Posted under The Rectory Bulletin
For you will not delight in sacrifice, or I would give it;
you will not be pleased with a burnt offering.
The sacrifices of God are a broken spirit;
a broken and contrite heart, O God, you will not despise.
Do good to Zion in your good pleasure;
build up the walls of Jerusalem;
then will you delight in right sacrifices,
in burnt offerings and whole burnt offerings;
then bulls will be offered on your altar. (Psalm 51:16-19)
We come to the end of the Psalm, and a rather surprising statement from David. For five hundred years or so the Israelites had worshipped God in the Tabernacle (the tented fore-runner of the Temple). They had followed the system of sacrifices handed down to Moses, and had formed the heart of their relationship to God. Throughout the day you would have seen a column of smoke arising from the great altar, and I am sure the smell was something hugely evocative.
Yet here, David writes: “you will not delight in sacrifice”. That’s quite bold seeing as sacrifice is precisely what God has commanded the Israelites to do! So what is going on?

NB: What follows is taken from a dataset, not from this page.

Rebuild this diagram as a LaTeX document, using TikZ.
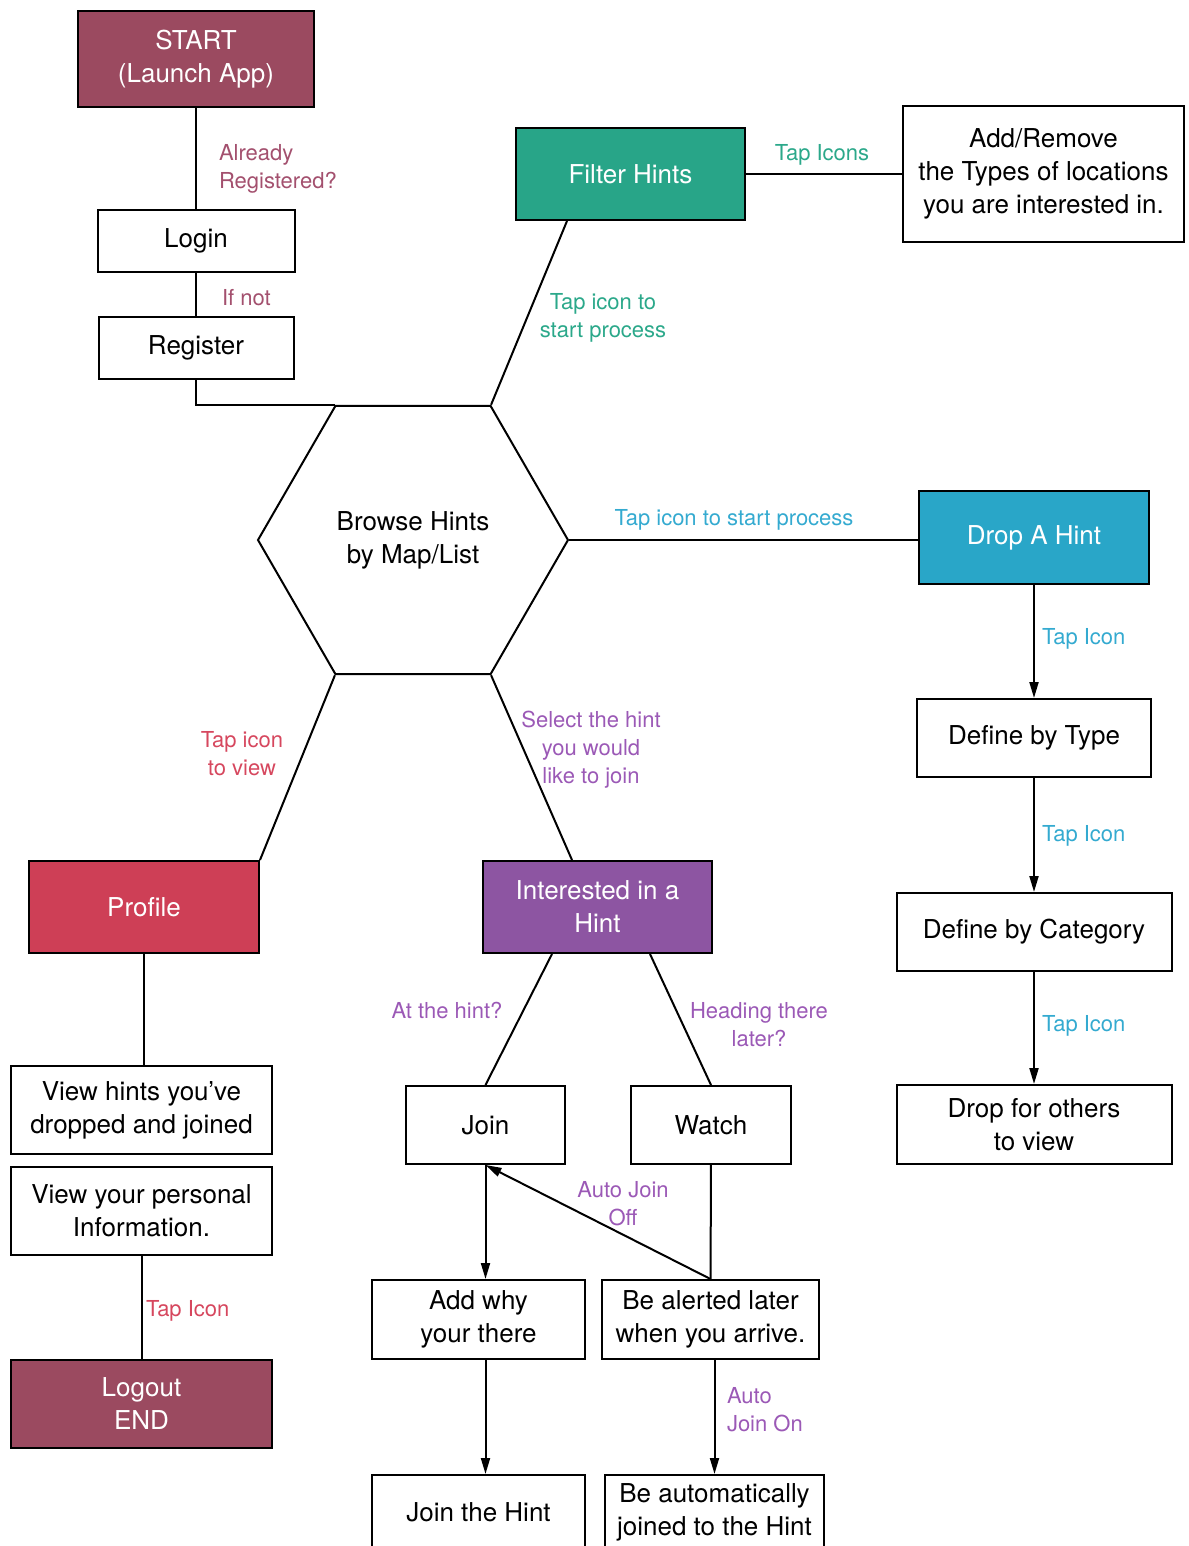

As we read through the final verses of this Psalm, we see that the issue is one of the heart. Sacrifices in themselves are not what God requires. The sacrifices should be the product of a “broken and contrite heart”. They are not offerings to buy God off (as if he could be bought by a heifer or a sheep), but they are expressions of a heart which has come to acknowledge its sin and is seeking a way to be restored to God.
There remains a danger that worship can become mechanical. We say the right words, turn up at the right time and go home again. We run on auto-pilot, and the all too familiar words simply wash over us. What David recognises is that worship is essentially a matter of the heart, and it is at that level that we engage with God. If we do just that, then we offer God worship in which he delights.